Economics

Diamond-Mirrlees Production Efficiency Lemma

Published Apr 7, 2024

Definition of Diamond-Mirrlees Production Efficiency Lemma

The Diamond-Mirrlees Production Efficiency Lemma is an important concept in public economics that provides guidance on how a government should conduct taxation and public expenditure to achieve efficiency without worsening the distribution of income. Developed by Peter Diamond and James Mirrlees, this lemma asserts that, under certain conditions, it is possible to separate efficiency considerations in production from equity considerations in consumption. This means that for a given set of consumer preferences and endowments, a production system should be efficient—meaning it should produce goods and services in the least costly way, regardless of how income is distributed among individuals.

Example

To illustrate the Diamond-Mirrlees Production Efficiency Lemma, consider a simple economy that produces two goods: bread and clothes. The government wants to raise revenue through taxation and is considering two options: a tax on bread (a consumption tax) and a tax on the use of labor in the clothing industry (a production tax). According to the lemma, taxing the labor in the clothing industry would distort the production decision, possibly making it less efficient (i.e., more expensive to produce clothes than it could be) and therefore should be avoided if the goal is to maintain efficiency in production.
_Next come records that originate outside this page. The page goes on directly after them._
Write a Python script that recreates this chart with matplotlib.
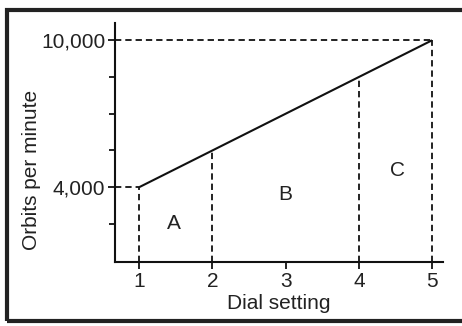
import matplotlib.pyplot as plt
from matplotlib.patches import Rectangle

plt.rcParams['font.family'] = ['Liberation Sans', 'DejaVu Sans']

dial = [1, 5]
orbits = [4000, 10000]
cut_x = [2, 4]
cut_y = [5500, 8500]
regions = ['A', 'B', 'C']
region_x = [1.48, 3.0, 4.53]
region_y = [2500, 3700, 4700]
xticks = [1, 2, 3, 4, 5]
yticks = [4000, 10000]
ytick_labels = ['4,000', '10,000']
yminor = [2500, 5500, 7000, 8500]

fs = 15
ink = '#111111'
txt = '#222222'

fig = plt.figure(figsize=(4.62, 3.26), dpi=100)
ax = fig.add_axes([0.249, 0.196, 0.710, 0.733])

ax.plot(dial, orbits, color=ink, lw=1.5, solid_capstyle='butt')

dash = dict(color=ink, lw=1.3, linestyle=(0, (3.5, 2.2)))
x0, y0 = 0.67, 940
# guide lines at the ends
ax.plot([x0, dial[0]], [orbits[0], orbits[0]], **dash)
ax.plot([x0, dial[1]], [orbits[1], orbits[1]], **dash)
ax.plot([dial[0], dial[0]], [y0, orbits[0]], **dash)
ax.plot([dial[1], dial[1]], [y0, orbits[1]], **dash)
for x, y in zip(cut_x, cut_y):
    ax.plot([x, x], [y0, y], **dash)

for lab, x, y in zip(regions, region_x, region_y):
    ax.text(x, y, lab, fontsize=fs, ha='center', va='center', color=txt)

ax.set_xlim(x0, 5.15)
ax.set_ylim(y0, 10700)
ax.set_xticks(xticks)
ax.set_yticks(yticks)
ax.set_yticklabels(ytick_labels)
ax.set_yticks(yminor, minor=True)
ax.tick_params(axis='both', which='both', direction='out', length=5, width=1.3,
               labelsize=fs, colors=ink, labelcolor=txt, pad=2)
ax.tick_params(axis='y', which='minor', length=4)

for s in ['top', 'right']:
    ax.spines[s].set_visible(False)
for s in ['left', 'bottom']:
    ax.spines[s].set_linewidth(1.5)
    ax.spines[s].set_color(ink)

ax.set_xlabel('Dial setting', fontsize=fs, color=txt, va='center')
ax.set_ylabel('Orbits per minute', fontsize=fs, color=txt, va='center')
ax.xaxis.set_label_coords(0.5, -0.175)
ax.yaxis.set_label_coords(-0.256, 0.385)

# frame round the whole figure
fig.patches.append(Rectangle((6.5 / 462, 5.5 / 326), 1.0, 1 - 15 / 326,
                             transform=fig.transFigure, fill=False,
                             lw=3, edgecolor=txt, clip_on=False))

fig.savefig('out.png', dpi=100)
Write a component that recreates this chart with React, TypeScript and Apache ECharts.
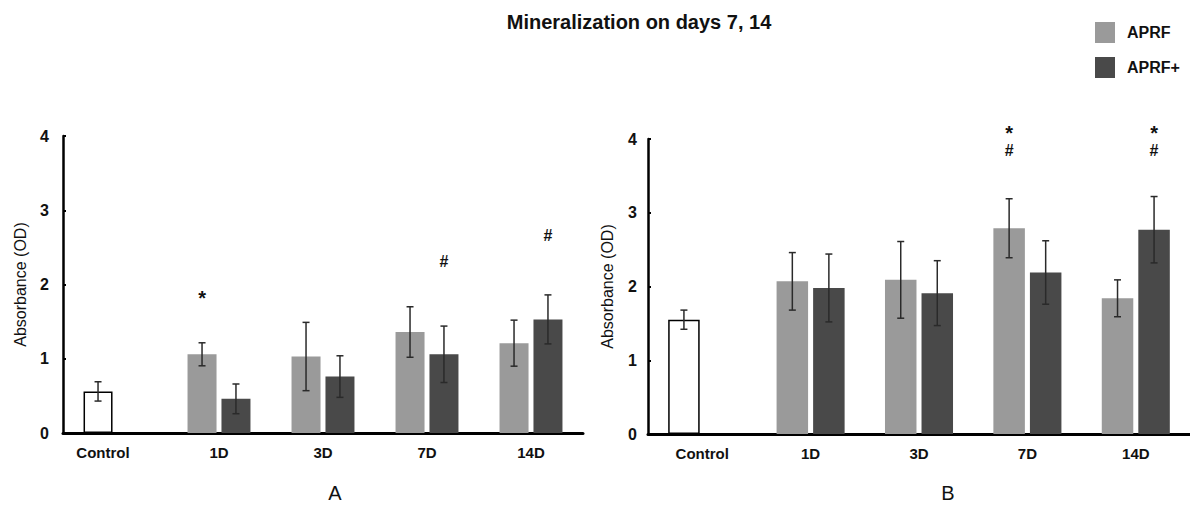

In contrast, a consumption tax on bread, if designed properly, can raise the desired revenue without directly distorting the production decisions—that is, bread and clothes can still be produced in the most cost-efficient manner. The government can then use the revenue from the bread tax to fund public goods or redistribute income without compromising the efficiency of production in the economy.

Why Diamond-Mirrlees Production Efficiency Matters

The significance of the Diamond-Mirrlees lemma lies in its implication for public policy, particularly in the design of tax systems and public expenditure programs. It provides a theoretical foundation for the argument that governments can and should aim for efficiency in production decisions independently of their objectives for redistributing income. This separation principle helps in achieving a more efficient allocation of resources within an economy, potentially leading to higher overall welfare.

By advocating for efficient production as a cornerstone of economic policy, the lemma guides policymakers to avoid introducing distortions in the production of goods and services, even as they seek to address income inequality or fund public goods through taxation and spending decisions.

Frequently Asked Questions (FAQ)

Can the Diamond-Mirrlees lemma be applied universally in all economic scenarios?

While the Diamond-Mirrlees lemma provides a valuable framework for considering production efficiency and equity separately, its application in the real world may be limited by certain conditions. For example, it assumes perfect competition, no externalities in production, and that the government has perfect information about technology and preferences. These assumptions may not hold in all economic scenarios, limiting the universal applicability of the lemma.

How does the Diamond-Mirrlees lemma impact real-world taxation policies?

In practice, the Diamond-Mirrlees lemma influences the design of tax systems by encouraging policymakers to minimize production inefficiencies through the tax structure. This has led to a preference for broad-based consumption taxes, like value-added taxes (VAT), over taxes that could distort production decisions. Nonetheless, the need to consider equity, administrative simplicity, and political feasibility means that actual tax policies often deviate from the lemma’s ideal recommendations.

What is the role of government according to the Diamond-Mirrlees lemma?

According to the Diamond-Mirrlees lemma, the government’s role is to ensure that production in the economy is carried out efficiently, without introducing distortions through taxation or regulation, while separately addressing issues of equity and public goods provision through its tax and expenditure policies. This emphasizes a dual role for the government in pursuing both efficiency in resource allocation and equity in income distribution, recognizing that these objectives can be pursued concurrently but require different policy tools.